I noticed his phone at an awkward angle in his hand, in the same manner I would use if I was completing an interview. I looked from his phone to his face.

I doubled down, complaining about nonstop noise in their rental and told him I had been trying not to complain to his landlord, another condo unit owner whose number I was not shy about using after I came home to a raining kitchen — and more than $1,000 in repairs that my insurance company (luckily) covered. I told him they needed to figure out how to do it quieter because I didn’t want to hear it.

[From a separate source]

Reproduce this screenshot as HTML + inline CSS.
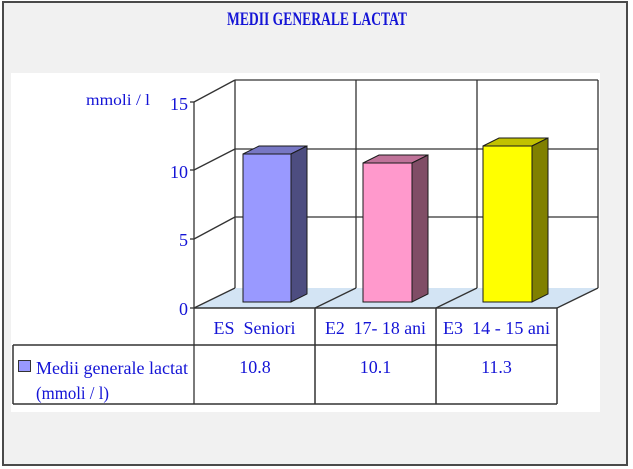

When I said I was trying not to call his girlfriend’s landlord, he nonchalantly said, “Call him.” (Her boyfriend is not an official tenant nor is his name on the mailbox.) But then something odd happened. He jogged up the stairs without another word.

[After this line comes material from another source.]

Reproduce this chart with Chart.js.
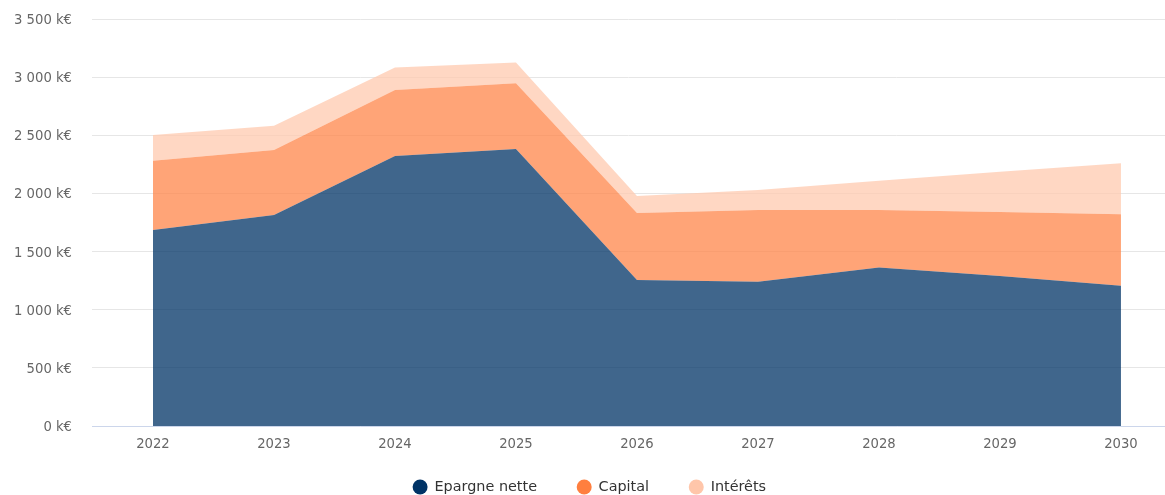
<!DOCTYPE html>
<html>
<head>
<meta charset="utf-8">
<script src="https://cdn.jsdelivr.net/npm/chart.js@4/dist/chart.umd.min.js"></script>
<style>
  html, body { margin: 0; padding: 0; background: #fff; }
  #wrap { width: 1165px; height: 495px; }
</style>
</head>
<body>
<div id="wrap"><canvas id="chart"></canvas></div>
<script>
  // Values, in k€.
  var YEARS = [2022, 2023, 2024, 2025, 2026, 2027, 2028, 2029, 2030];
  var EPARGNE = [1686, 1815, 2322, 2382, 1256, 1241, 1362, 1290, 1207];
  var CAPITAL = [596, 559, 568, 565, 576, 617, 496, 550, 614];
  var INTERETS = [221, 209, 192, 178, 146, 172, 252, 347, 438];
  var Y_TICKS = [0, 500, 1000, 1500, 2000, 2500, 3000, 3500];

  var FONT = 'DejaVu Sans';

  // "3 500 k€" — space as thousands separator
  function keur(v) {
    return String(v).replace(/\B(?=(\d{3})+(?!\d))/g, ' ') + ' k€';
  }

  function series(label, data, line, fill, fillMode) {
    return {
      label: label,
      data: data,
      borderColor: line,
      backgroundColor: line,
      fill: { target: fillMode, above: fill, below: fill },
      borderWidth: 0,
      pointRadius: 0,
      pointHoverRadius: 0,
      tension: 0
    };
  }

  // The legend's label padding sets both the gap between items and the
  // space above them; move the box afterwards so the row sits at the bottom.
  var legendNudge = {
    id: 'legendNudge',
    afterLayout: function (chart) {
      var lg = chart.legend;
      lg.top -= 16.2; lg.bottom -= 16.2;
      lg.left += 7; lg.right += 7;
    }
  };

  new Chart(document.getElementById('chart'), {
    type: 'line',
    data: {
      labels: YEARS,
      datasets: [
        series('Epargne nette', EPARGNE, '#003366', 'rgba(0,51,102,0.75)', 'origin'),
        series('Capital', CAPITAL, '#ff7f3f', 'rgba(255,133,73,0.75)', '-1'),
        series('Intérêts', INTERETS, '#ffc6aa', 'rgba(255,201,175,0.75)', '-1')
      ]
    },
    plugins: [legendNudge],
    options: {
      responsive: true,
      maintainAspectRatio: false,
      animation: false,
      layout: { padding: { top: 19, right: 0, left: 0, bottom: -25.4 } },
      plugins: {
        tooltip: { enabled: false },
        legend: {
          position: 'bottom',
          labels: {
            usePointStyle: true,
            pointStyle: 'circle',
            boxHeight: 10.6,
            padding: 40,
            color: '#333333',
            font: { family: FONT, size: 14.4 }
          }
        }
      },
      scales: {
        x: {
          type: 'linear',
          min: 2021.496,
          max: 2030.364,
          grid: { display: false, drawTicks: false },
          border: { display: true, color: '#ccd6eb', width: 1 },
          ticks: {
            padding: 11,
            color: '#666666',
            font: { family: FONT, size: 13.2 },
            callback: function (v) { return String(v); }
          },
          afterBuildTicks: function (scale) {
            scale.ticks = YEARS.map(function (y) { return { value: y }; });
          },
          afterFit: function (scale) { scale.height = 30; }
        },
        y: {
          stacked: true,
          min: 0,
          max: 3500,
          grid: { color: '#e6e6e6', drawTicks: false },
          border: { display: false },
          ticks: {
            padding: 20,
            labelOffset: 1.5,
            color: '#666666',
            font: { family: FONT, size: 13.2 },
            callback: function (v) { return keur(v); }
          },
          afterBuildTicks: function (scale) {
            scale.ticks = Y_TICKS.map(function (v) { return { value: v }; });
          },
          // tick padding would otherwise also push the plot top down
          afterFit: function (scale) {
            scale.width = 92;
            scale.paddingTop = 8;
            scale.paddingBottom = 8;
          }
        }
      }
    }
  });
</script>
</body>
</html>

Twenty-four hours later, I got a spam email from a blocked address. It came from a condo board member I have never fully gotten along with for almost eight years, claiming he had “proof” that I was “bothering” the people upstairs. Apparently these two guys had been gossiping about me.


Overweight man wearing a Bluetooth earpiece and a yellow and silver safety vest scowls in a lobby, looking at signs on a tack board.
Based on a true story (Photo credit: ChatGPT Photo Generator)

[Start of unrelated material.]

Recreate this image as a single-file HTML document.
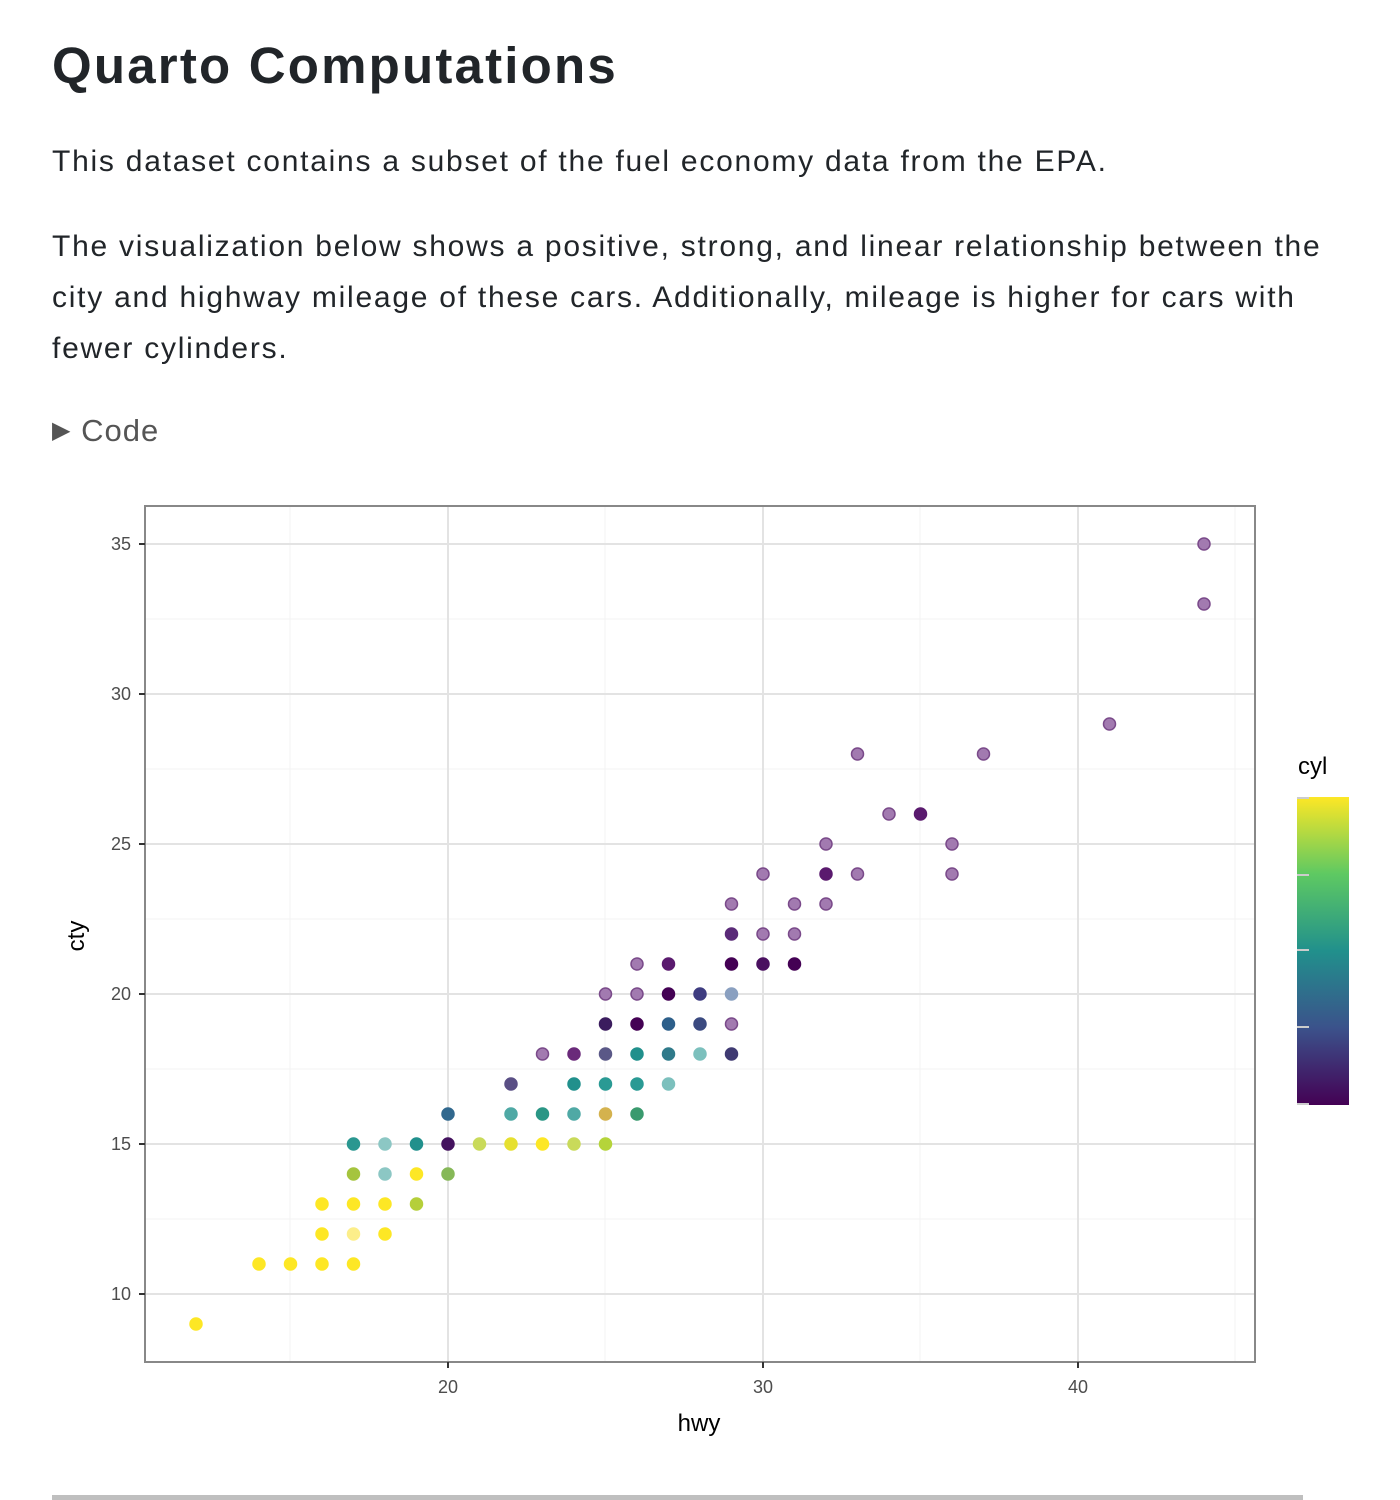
<!DOCTYPE html>
<html><head><meta charset="utf-8"><style>
body{margin:0;background:#fff;font-family:"Liberation Sans",sans-serif;color:#212529;width:1400px;height:1500px;overflow:hidden;position:relative}
h1{position:absolute;left:52px;top:36px;margin:0;font-size:51px;font-weight:bold;letter-spacing:2.2px;white-space:nowrap}
p{position:absolute;left:52px;margin:0;font-size:30px;line-height:51px;width:1340px;letter-spacing:1.75px;white-space:nowrap}
.code{position:absolute;left:52px;top:413px;font-size:31px;color:#555;letter-spacing:1px}
.rule{position:absolute;left:52px;top:1495px;width:1251px;height:5px;background:#bfbfbf}
</style></head><body>
<h1>Quarto Computations</h1>
<p style="top:136px">This dataset contains a subset of the fuel economy data from the EPA.</p>
<p style="top:221px">The visualization below shows a positive, strong, and linear relationship between the<br>city and highway mileage of these cars. Additionally, mileage is higher for cars with<br>fewer cylinders.</p>
<div class="code"><span style="font-size:24px;position:relative;top:-3px">&#9654;</span> Code</div>
<svg width="1400" height="1500" style="position:absolute;left:0;top:0" xmlns="http://www.w3.org/2000/svg">
<defs><linearGradient id="v" x1="0" y1="1" x2="0" y2="0">
<stop offset="0" stop-color="#440154"/><stop offset="0.25" stop-color="#3b528b"/><stop offset="0.5" stop-color="#21908c"/><stop offset="0.75" stop-color="#5ec962"/><stop offset="1" stop-color="#fde725"/></linearGradient></defs>
<g stroke="#f3f3f3" stroke-width="1">
<line x1="290" y1="507" x2="290" y2="1361"/><line x1="605" y1="507" x2="605" y2="1361"/><line x1="920" y1="507" x2="920" y2="1361"/><line x1="1235" y1="507" x2="1235" y2="1361"/>
<line x1="146" y1="1219" x2="1254" y2="1219"/><line x1="146" y1="1069" x2="1254" y2="1069"/><line x1="146" y1="919" x2="1254" y2="919"/><line x1="146" y1="769" x2="1254" y2="769"/><line x1="146" y1="619" x2="1254" y2="619"/>
</g>
<g stroke="#e3e3e3" stroke-width="2">
<line x1="448" y1="507" x2="448" y2="1361"/><line x1="763" y1="507" x2="763" y2="1361"/><line x1="1078" y1="507" x2="1078" y2="1361"/>
<line x1="146" y1="1294" x2="1254" y2="1294"/><line x1="146" y1="1144" x2="1254" y2="1144"/><line x1="146" y1="994" x2="1254" y2="994"/><line x1="146" y1="844" x2="1254" y2="844"/><line x1="146" y1="694" x2="1254" y2="694"/><line x1="146" y1="544" x2="1254" y2="544"/>
</g>
<rect x="145" y="506" width="1110" height="856" fill="none" stroke="#888" stroke-width="2"/>
<g stroke="#333" stroke-width="2">
<line x1="139" y1="1294" x2="145" y2="1294"/><line x1="139" y1="1144" x2="145" y2="1144"/><line x1="139" y1="994" x2="145" y2="994"/><line x1="139" y1="844" x2="145" y2="844"/><line x1="139" y1="694" x2="145" y2="694"/><line x1="139" y1="544" x2="145" y2="544"/>
<line x1="448" y1="1362" x2="448" y2="1368"/><line x1="763" y1="1362" x2="763" y2="1368"/><line x1="1078" y1="1362" x2="1078" y2="1368"/>
</g>
<g font-family="Liberation Sans" font-size="18" fill="#4d4d4d" text-anchor="end">
<text x="131" y="1300">10</text><text x="131" y="1150">15</text><text x="131" y="1000">20</text><text x="131" y="850">25</text><text x="131" y="700">30</text><text x="131" y="550">35</text>
</g>
<g font-family="Liberation Sans" font-size="18" fill="#4d4d4d" text-anchor="middle">
<text x="448" y="1393">20</text><text x="763" y="1393">30</text><text x="1078" y="1393">40</text>
</g>
<text x="699" y="1431" font-family="Liberation Sans" font-size="24" text-anchor="middle">hwy</text>
<text transform="translate(84,936) rotate(-90)" font-family="Liberation Sans" font-size="24" text-anchor="middle">cty</text>
<text x="1298" y="774" font-family="Liberation Sans" font-size="24">cyl</text>
<rect x="1297" y="797" width="52" height="308" fill="url(#v)"/>
<g stroke="#ccc" stroke-width="2">
<line x1="1297" y1="875" x2="1309" y2="875"/><line x1="1297" y1="950" x2="1309" y2="950"/><line x1="1297" y1="1027" x2="1309" y2="1027"/>
<line x1="1297" y1="798" x2="1309" y2="798"/><line x1="1297" y1="1104" x2="1309" y2="1104"/>
</g>
<g id="pts" stroke-width="1.5"></g>
</svg>
<script>
var P=[[12,9,'Y'],[14,11,'Y'],[15,11,'Y'],[16,11,'Y'],[17,11,'Y'],[16,12,'Y'],[17,12,'#fcee8a'],[18,12,'Y'],
[16,13,'Y'],[17,13,'Y'],[18,13,'Y'],[19,13,'#b5cf3a'],[17,14,'#a5c43e'],[18,14,'#8cc7c4'],[19,14,'Y'],[20,14,'#86b858'],
[17,15,'#2a9790'],[18,15,'#8cc7c4'],[19,15,'#21908c'],[20,15,'#44125e'],[21,15,'#c9da5a'],[22,15,'#e6e030'],[23,15,'#fde725'],[24,15,'#c9da5a'],[25,15,'#b5d43a'],
[20,16,'#31688e'],[22,16,'#4fa9a5'],[23,16,'#2a9685'],[24,16,'#4fa9a5'],[25,16,'#d4b24e'],[26,16,'#3a9a6e'],
[22,17,'#5a4f85'],[24,17,'#21908c'],[25,17,'#2a9a94'],[26,17,'#2a9a94'],[27,17,'#7cc0bd'],
[23,18,'#a27ab0'],[24,18,'#6a2a7a'],[25,18,'#5a5887'],[26,18,'#21908c'],[27,18,'#2f7a8a'],[28,18,'#7cc0bd'],[29,18,'#3f3a72'],
[25,19,'#3b1c5e'],[26,19,'#440154'],[27,19,'#2d5f8a'],[28,19,'#3b4a80'],[29,19,'#a27ab0'],
[25,20,'#a27ab0'],[26,20,'#a27ab0'],[27,20,'#440154'],[28,20,'#3e3c80'],[29,20,'#8aa0c0'],
[26,21,'#a27ab0'],[27,21,'#5a1a6e'],[29,21,'#440154'],[30,21,'#4a1060'],[31,21,'#440154'],
[29,22,'#5a2a78'],[30,22,'#a27ab0'],[31,22,'#a27ab0'],[29,23,'#a27ab0'],[31,23,'#a27ab0'],[32,23,'#a27ab0'],
[30,24,'#a27ab0'],[32,24,'#5a1a6e'],[33,24,'#a27ab0'],[36,24,'#a27ab0'],[32,25,'#a27ab0'],[36,25,'#a27ab0'],
[34,26,'#a27ab0'],[35,26,'#5a1a6e'],[33,28,'#a27ab0'],[37,28,'#a27ab0'],[41,29,'#a27ab0'],[44,33,'#a27ab0'],[44,35,'#a27ab0']];
var g=document.getElementById('pts'),s='';
P.forEach(function(p){var c=p[2]=='Y'?'#fde725':p[2];var st=c=='#a27ab0'?'#7a4a8a':c;
s+='<circle cx="'+(448+31.5*(p[0]-20))+'" cy="'+(1294-30*(p[1]-10))+'" r="6" fill="'+c+'" stroke="'+st+'"/>';});
g.innerHTML=s;
</script>
<div class="rule"></div>
</body></html>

My first thought was, “The audacity of these two — after almost a year of me desperately trying to tolerate and ignore nonstop pacing and noise, they ran and tattled to the same person who walks into lobbies and rips tack boards off the wall when he’s not too busy leaving post-it notes complaining about people he’s recording on the basement lobby camera.”

Suddenly, the phone positioning of the tenant’s boyfriend came back to my mind.

He’d apparently been ballsy enough to record the two of us talking without telling me — in a two-party consent state where you cannot legally record a conversation without letting the other party know. As much digging into law books as I had to do for a pro se Small Claims case, I knew Casper put him up to it and thought that was dumb. I grabbed my own phone, called the tenant’s landlord first and spoke with my legal counsel second. It’s been much quieter ever since and promises were made to buy rugs to avoid this repeat situation.

Is it legal to record a noisy dog in a two-party consent state?

But that altercation also made me wonder how neighbors handle complaints when it’s a noisy dog instead of a noisy human. In my own dog’s case, she’d been a church mouse through 95% of the banging, dragging and moaning for over a year. She would occasionally growl and then take off running to one of two crates if the noise was prolonged. However, it was only when it arrived at my door that the tenant’s boyfriend finally heard how unhappy my own dog can really sound.

But what if the tables were turned and I was the loud neighbor? Would my upstairs neighbor be at risk of a felony (Section 5/14-2 is a Class 4 felony, or one to three years of imprisonment) for recording my dog — and possibly private conversations in my unit — without my knowledge and at my front door?